OBJECTIVE: Quote the entries word for word. Omit the pictures.

Plotting code records
● ● ●

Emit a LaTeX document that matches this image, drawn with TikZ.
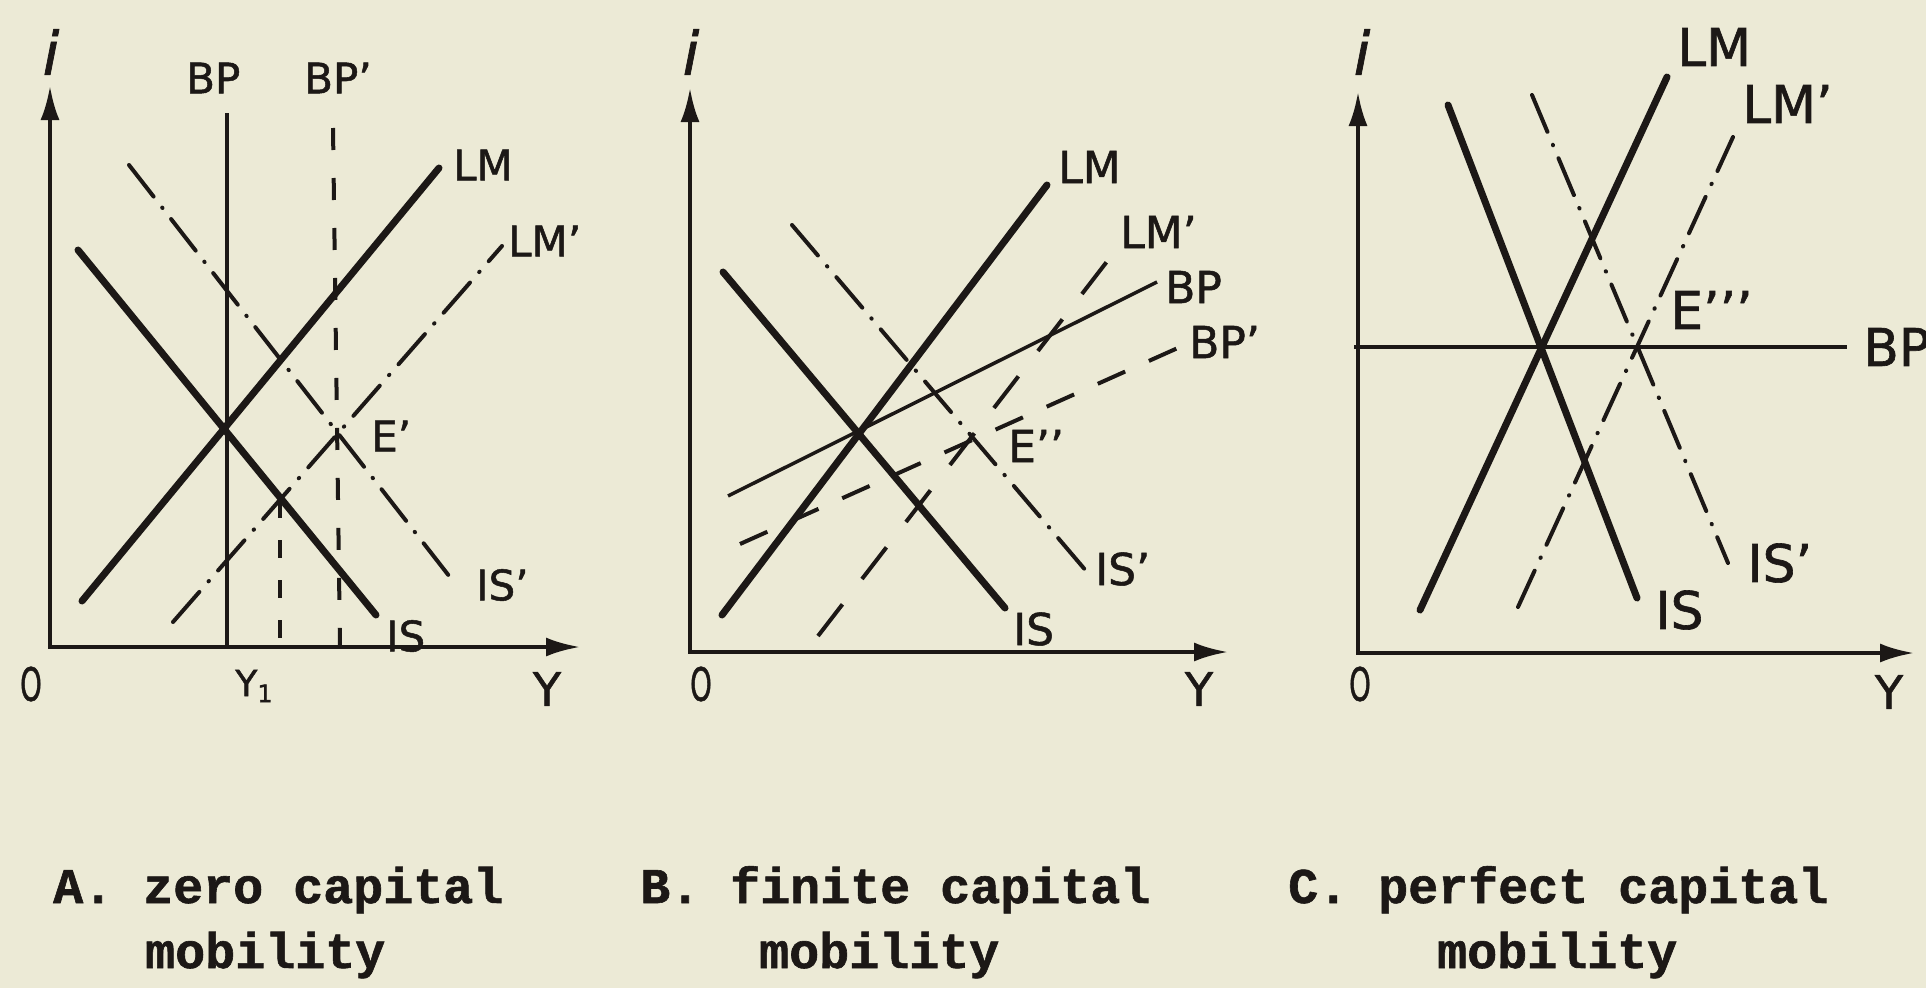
\documentclass[tikz,border=0pt]{standalone}
\usepackage{fontspec}
\setmainfont{DejaVu Sans}[FakeBold=1.2]
\newfontfamily\capfont{Liberation Mono}[BoldFeatures={FakeBold=1.2}]
\usetikzlibrary{arrows.meta}
\definecolor{paper}{RGB}{236,234,214}
\definecolor{ink}{RGB}{28,24,22}
\tikzset{
  axisline/.style={line width=4pt, draw=ink, {Latex[length=34pt,width=19pt]}-{Latex[length=34pt,width=19pt]}},
  thickline/.style={line width=7pt, draw=ink, line cap=round},
  thinline/.style={line width=3.5pt, draw=ink},
  dashdot/.style={line width=4pt, draw=ink, line cap=round, dash pattern=on 40pt off 14pt on 0.5pt off 14pt},
  dashline/.style={line width=4pt, draw=ink, dash pattern=on 22pt off 28pt},
  longdash/.style={line width=4pt, draw=ink, dash pattern=on 40pt off 32pt},
  lblA/.style={font=\fontsize{42}{42}\selectfont, text=ink, inner sep=0pt, anchor=west},
  lblB/.style={font=\fontsize{44}{44}\selectfont, text=ink, inner sep=0pt, anchor=west},
  lblC/.style={font=\fontsize{52}{52}\selectfont, text=ink, inner sep=0pt, anchor=west},
  axlbl/.style={font=\fontsize{46}{46}\selectfont, text=ink, inner sep=0pt},
  ilbl/.style={font=\itshape\fontsize{60}{60}\selectfont, text=ink, inner sep=0pt},
  captxt/.style={font=\capfont\bfseries\fontsize{50}{50}\selectfont, text=ink, anchor=base west, inner sep=0pt},
}
\begin{document}
\begin{tikzpicture}[x=1pt,y=-1pt]
\useasboundingbox (0,0) rectangle (1926,988);
\fill[paper] (0,0) rectangle (1926,988);

% ---------------- Panel A ----------------
\coordinate (Ao) at (50,647);
\coordinate (Ayt) at (50,86);
\coordinate (Axr) at (580,647);
\draw[axisline] (Ayt) -- (Ao) -- (Axr);
\coordinate (Abpt) at (227,113); \coordinate (Abpb) at (227,647);
\draw[thinline] (Abpt) -- (Abpb);
\coordinate (Abpqt) at (333,128); \coordinate (Abpqb) at (340,647);
\draw[dashline] (Abpqt) -- (Abpqb);
\coordinate (Alm1) at (82,601); \coordinate (Alm2) at (439,168);
\draw[thickline] (Alm1) -- (Alm2);
\coordinate (Ais1) at (78,250); \coordinate (Ais2) at (376,615);
\draw[thickline] (Ais1) -- (Ais2);
\coordinate (Aisq1) at (129,165); \coordinate (Aisq2) at (453,581);
\draw[dashdot] (Aisq1) -- (Aisq2);
\coordinate (Almq1) at (173,622); \coordinate (Almq2) at (502,246);
\draw[dashdot] (Almq1) -- (Almq2);
\coordinate (Ay1t) at (280,500); \coordinate (Ay1b) at (280,647);
\draw[line width=3.5pt, draw=ink, dash pattern=on 18pt off 22pt] (Ay1t) -- (Ay1b);
\node[lblA] (AlBP) at (186,78) {BP};
\node[lblA] (AlBPq) at (304,78) {BP’};
\node[lblA] (AlLM) at (453,165) {LM};
\node[lblA] (AlLMq) at (508,241) {LM’};
\node[lblA] (AlE) at (371,436) {E’};
\node[lblA] (AlISq) at (476,585) {IS’};
\node[lblA] (AlIS) at (386,636) {IS};
\node[axlbl] (AlO) at (31,684) {\scalebox{0.6}[1]{O}};
\node[axlbl] (AlY1) at (254,686) {\fontsize{36}{36}\selectfont Y\raisebox{-6pt}{\fontsize{24}{24}\selectfont 1}};
\node[axlbl] (AlY) at (547,689) {Y};
\node[ilbl] (Ali) at (51,52) {i};

% ---------------- Panel B ----------------
\coordinate (Bo) at (690,652);
\coordinate (Byt) at (690,88);
\coordinate (Bxr) at (1228,652);
\draw[axisline] (Byt) -- (Bo) -- (Bxr);
\coordinate (Blm1) at (722,615); \coordinate (Blm2) at (1047,185);
\draw[thickline] (Blm1) -- (Blm2);
\coordinate (Bis1) at (723,272); \coordinate (Bis2) at (1005,608);
\draw[thickline] (Bis1) -- (Bis2);
\coordinate (Bbp1) at (728,496); \coordinate (Bbp2) at (1157,282);
\draw[thinline] (Bbp1) -- (Bbp2);
\coordinate (Bbpq1) at (740,544); \coordinate (Bbpq2) at (1180,347);
\draw[line width=4pt, draw=ink, dash pattern=on 30pt off 26pt] (Bbpq1) -- (Bbpq2);
\coordinate (Blmq1) at (818,636); \coordinate (Blmq2) at (1112,255);
\draw[longdash] (Blmq1) -- (Blmq2);
\coordinate (Bisq1) at (792,225); \coordinate (Bisq2) at (1087,572);
\draw[dashdot] (Bisq1) -- (Bisq2);
\node[lblB] (BlLM) at (1058,167) {LM};
\node[lblB] (BlLMq) at (1120,232) {LM’};
\node[lblB] (BlBP) at (1165,287) {BP};
\node[lblB] (BlBPq) at (1189,342) {BP’};
\node[lblB] (BlE) at (1008,446) {E’’};
\node[lblB] (BlISq) at (1095,569) {IS’};
\node[lblB] (BlIS) at (1013,629) {IS};
\node[axlbl] (BlO) at (701,684) {\scalebox{0.6}[1]{O}};
\node[axlbl] (BlY) at (1199,689) {Y};
\node[ilbl] (Bli) at (691,52) {i};

% ---------------- Panel C ----------------
\coordinate (Co) at (1358,653);
\coordinate (Cyt) at (1358,92);
\coordinate (Cxr) at (1914,653);
\draw[axisline] (Cyt) -- (Co) -- (Cxr);
\coordinate (Cbp1) at (1354,347); \coordinate (Cbp2) at (1847,347);
\draw[thinline] (Cbp1) -- (Cbp2);
\coordinate (Clm1) at (1420,610); \coordinate (Clm2) at (1667,77);
\draw[thickline] (Clm1) -- (Clm2);
\coordinate (Cis1) at (1448,105); \coordinate (Cis2) at (1637,598);
\draw[thickline] (Cis1) -- (Cis2);
\coordinate (Clmq1) at (1518,607); \coordinate (Clmq2) at (1733,137);
\draw[dashdot] (Clmq1) -- (Clmq2);
\coordinate (Cisq1) at (1532,95); \coordinate (Cisq2) at (1728,563);
\draw[dashdot] (Cisq1) -- (Cisq2);
\node[lblC] (ClLM) at (1677,47) {LM};
\node[lblC] (ClLMq) at (1742,104) {LM’};
\node[lblC] (ClE) at (1670,310) {E’’’};
\node[lblC] (ClBP) at (1863,347) {BP};
\node[lblC] (ClISq) at (1747,563) {IS’};
\node[lblC] (ClIS) at (1655,610) {IS};
\node[axlbl] (ClO) at (1360,684) {\scalebox{0.6}[1]{O}};
\node[axlbl] (ClY) at (1889,692) {Y};
\node[ilbl] (Cli) at (1362,52) {i};

% ---------------- Captions ----------------
\node[captxt] (capA1) at (53,903) {A. zero capital};
\node[captxt] (capA2) at (145,968) {mobility};
\node[captxt] (capB1) at (640,903) {B. finite capital};
\node[captxt] (capB2) at (759,968) {mobility};
\node[captxt] (capC1) at (1288,903) {C. perfect capital};
\node[captxt] (capC2) at (1437,968) {mobility};
\end{tikzpicture}
\end{document}
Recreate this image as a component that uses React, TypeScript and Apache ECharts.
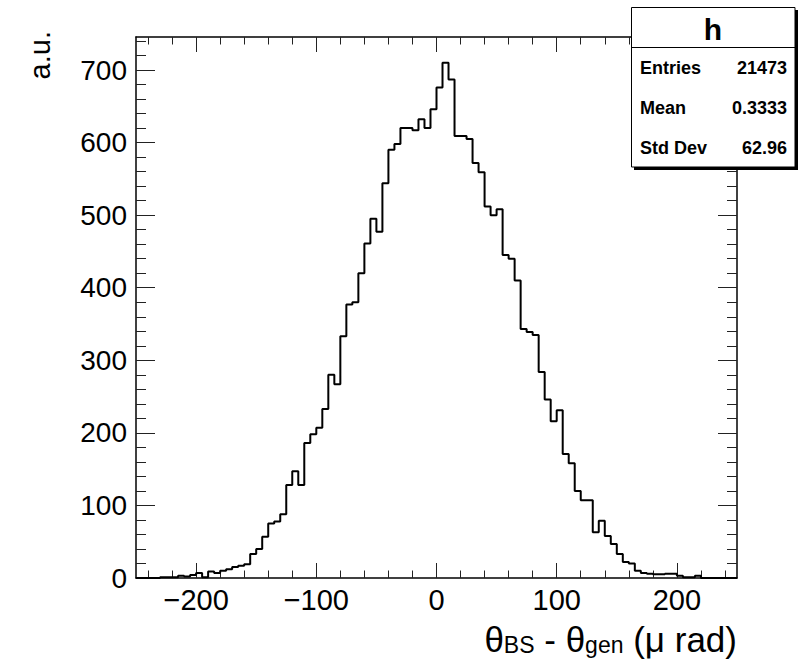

● ● ●

WORKED ANSWER:
Emit a LaTeX document that matches this image, drawn with TikZ.
\documentclass[tikz,border=0pt]{standalone}
\usepackage{fontspec}
\setmainfont{DejaVu Sans}[FakeBold=1.2]
\newfontfamily\capfont{Liberation Mono}[BoldFeatures={FakeBold=1.2}]
\usetikzlibrary{arrows.meta}
\definecolor{paper}{RGB}{236,234,214}
\definecolor{ink}{RGB}{28,24,22}
\tikzset{
  axisline/.style={line width=4pt, draw=ink, {Latex[length=34pt,width=19pt]}-{Latex[length=34pt,width=19pt]}},
  thickline/.style={line width=7pt, draw=ink, line cap=round},
  thinline/.style={line width=3.5pt, draw=ink},
  dashdot/.style={line width=4pt, draw=ink, line cap=round, dash pattern=on 40pt off 14pt on 0.5pt off 14pt},
  dashline/.style={line width=4pt, draw=ink, dash pattern=on 22pt off 28pt},
  longdash/.style={line width=4pt, draw=ink, dash pattern=on 40pt off 32pt},
  lblA/.style={font=\fontsize{42}{42}\selectfont, text=ink, inner sep=0pt, anchor=west},
  lblB/.style={font=\fontsize{44}{44}\selectfont, text=ink, inner sep=0pt, anchor=west},
  lblC/.style={font=\fontsize{52}{52}\selectfont, text=ink, inner sep=0pt, anchor=west},
  axlbl/.style={font=\fontsize{46}{46}\selectfont, text=ink, inner sep=0pt},
  ilbl/.style={font=\itshape\fontsize{60}{60}\selectfont, text=ink, inner sep=0pt},
  captxt/.style={font=\capfont\bfseries\fontsize{50}{50}\selectfont, text=ink, anchor=base west, inner sep=0pt},
}
\begin{document}
\begin{tikzpicture}[x=1pt,y=-1pt]
\useasboundingbox (0,0) rectangle (1926,988);
\fill[paper] (0,0) rectangle (1926,988);

% ---------------- Panel A ----------------
\coordinate (Ao) at (50,647);
\coordinate (Ayt) at (50,86);
\coordinate (Axr) at (580,647);
\draw[axisline] (Ayt) -- (Ao) -- (Axr);
\coordinate (Abpt) at (227,113); \coordinate (Abpb) at (227,647);
\draw[thinline] (Abpt) -- (Abpb);
\coordinate (Abpqt) at (333,128); \coordinate (Abpqb) at (340,647);
\draw[dashline] (Abpqt) -- (Abpqb);
\coordinate (Alm1) at (82,601); \coordinate (Alm2) at (439,168);
\draw[thickline] (Alm1) -- (Alm2);
\coordinate (Ais1) at (78,250); \coordinate (Ais2) at (376,615);
\draw[thickline] (Ais1) -- (Ais2);
\coordinate (Aisq1) at (129,165); \coordinate (Aisq2) at (453,581);
\draw[dashdot] (Aisq1) -- (Aisq2);
\coordinate (Almq1) at (173,622); \coordinate (Almq2) at (502,246);
\draw[dashdot] (Almq1) -- (Almq2);
\coordinate (Ay1t) at (280,500); \coordinate (Ay1b) at (280,647);
\draw[line width=3.5pt, draw=ink, dash pattern=on 18pt off 22pt] (Ay1t) -- (Ay1b);
\node[lblA] (AlBP) at (186,78) {BP};
\node[lblA] (AlBPq) at (304,78) {BP’};
\node[lblA] (AlLM) at (453,165) {LM};
\node[lblA] (AlLMq) at (508,241) {LM’};
\node[lblA] (AlE) at (371,436) {E’};
\node[lblA] (AlISq) at (476,585) {IS’};
\node[lblA] (AlIS) at (386,636) {IS};
\node[axlbl] (AlO) at (31,684) {\scalebox{0.6}[1]{O}};
\node[axlbl] (AlY1) at (254,686) {\fontsize{36}{36}\selectfont Y\raisebox{-6pt}{\fontsize{24}{24}\selectfont 1}};
\node[axlbl] (AlY) at (547,689) {Y};
\node[ilbl] (Ali) at (51,52) {i};

% ---------------- Panel B ----------------
\coordinate (Bo) at (690,652);
\coordinate (Byt) at (690,88);
\coordinate (Bxr) at (1228,652);
\draw[axisline] (Byt) -- (Bo) -- (Bxr);
\coordinate (Blm1) at (722,615); \coordinate (Blm2) at (1047,185);
\draw[thickline] (Blm1) -- (Blm2);
\coordinate (Bis1) at (723,272); \coordinate (Bis2) at (1005,608);
\draw[thickline] (Bis1) -- (Bis2);
\coordinate (Bbp1) at (728,496); \coordinate (Bbp2) at (1157,282);
\draw[thinline] (Bbp1) -- (Bbp2);
\coordinate (Bbpq1) at (740,544); \coordinate (Bbpq2) at (1180,347);
\draw[line width=4pt, draw=ink, dash pattern=on 30pt off 26pt] (Bbpq1) -- (Bbpq2);
\coordinate (Blmq1) at (818,636); \coordinate (Blmq2) at (1112,255);
\draw[longdash] (Blmq1) -- (Blmq2);
\coordinate (Bisq1) at (792,225); \coordinate (Bisq2) at (1087,572);
\draw[dashdot] (Bisq1) -- (Bisq2);
\node[lblB] (BlLM) at (1058,167) {LM};
\node[lblB] (BlLMq) at (1120,232) {LM’};
\node[lblB] (BlBP) at (1165,287) {BP};
\node[lblB] (BlBPq) at (1189,342) {BP’};
\node[lblB] (BlE) at (1008,446) {E’’};
\node[lblB] (BlISq) at (1095,569) {IS’};
\node[lblB] (BlIS) at (1013,629) {IS};
\node[axlbl] (BlO) at (701,684) {\scalebox{0.6}[1]{O}};
\node[axlbl] (BlY) at (1199,689) {Y};
\node[ilbl] (Bli) at (691,52) {i};

% ---------------- Panel C ----------------
\coordinate (Co) at (1358,653);
\coordinate (Cyt) at (1358,92);
\coordinate (Cxr) at (1914,653);
\draw[axisline] (Cyt) -- (Co) -- (Cxr);
\coordinate (Cbp1) at (1354,347); \coordinate (Cbp2) at (1847,347);
\draw[thinline] (Cbp1) -- (Cbp2);
\coordinate (Clm1) at (1420,610); \coordinate (Clm2) at (1667,77);
\draw[thickline] (Clm1) -- (Clm2);
\coordinate (Cis1) at (1448,105); \coordinate (Cis2) at (1637,598);
\draw[thickline] (Cis1) -- (Cis2);
\coordinate (Clmq1) at (1518,607); \coordinate (Clmq2) at (1733,137);
\draw[dashdot] (Clmq1) -- (Clmq2);
\coordinate (Cisq1) at (1532,95); \coordinate (Cisq2) at (1728,563);
\draw[dashdot] (Cisq1) -- (Cisq2);
\node[lblC] (ClLM) at (1677,47) {LM};
\node[lblC] (ClLMq) at (1742,104) {LM’};
\node[lblC] (ClE) at (1670,310) {E’’’};
\node[lblC] (ClBP) at (1863,347) {BP};
\node[lblC] (ClISq) at (1747,563) {IS’};
\node[lblC] (ClIS) at (1655,610) {IS};
\node[axlbl] (ClO) at (1360,684) {\scalebox{0.6}[1]{O}};
\node[axlbl] (ClY) at (1889,692) {Y};
\node[ilbl] (Cli) at (1362,52) {i};

% ---------------- Captions ----------------
\node[captxt] (capA1) at (53,903) {A. zero capital};
\node[captxt] (capA2) at (145,968) {mobility};
\node[captxt] (capB1) at (640,903) {B. finite capital};
\node[captxt] (capB2) at (759,968) {mobility};
\node[captxt] (capC1) at (1288,903) {C. perfect capital};
\node[captxt] (capC2) at (1437,968) {mobility};
\end{tikzpicture}
\end{document}
Recreate this image as a component that uses React, TypeScript and Apache ECharts.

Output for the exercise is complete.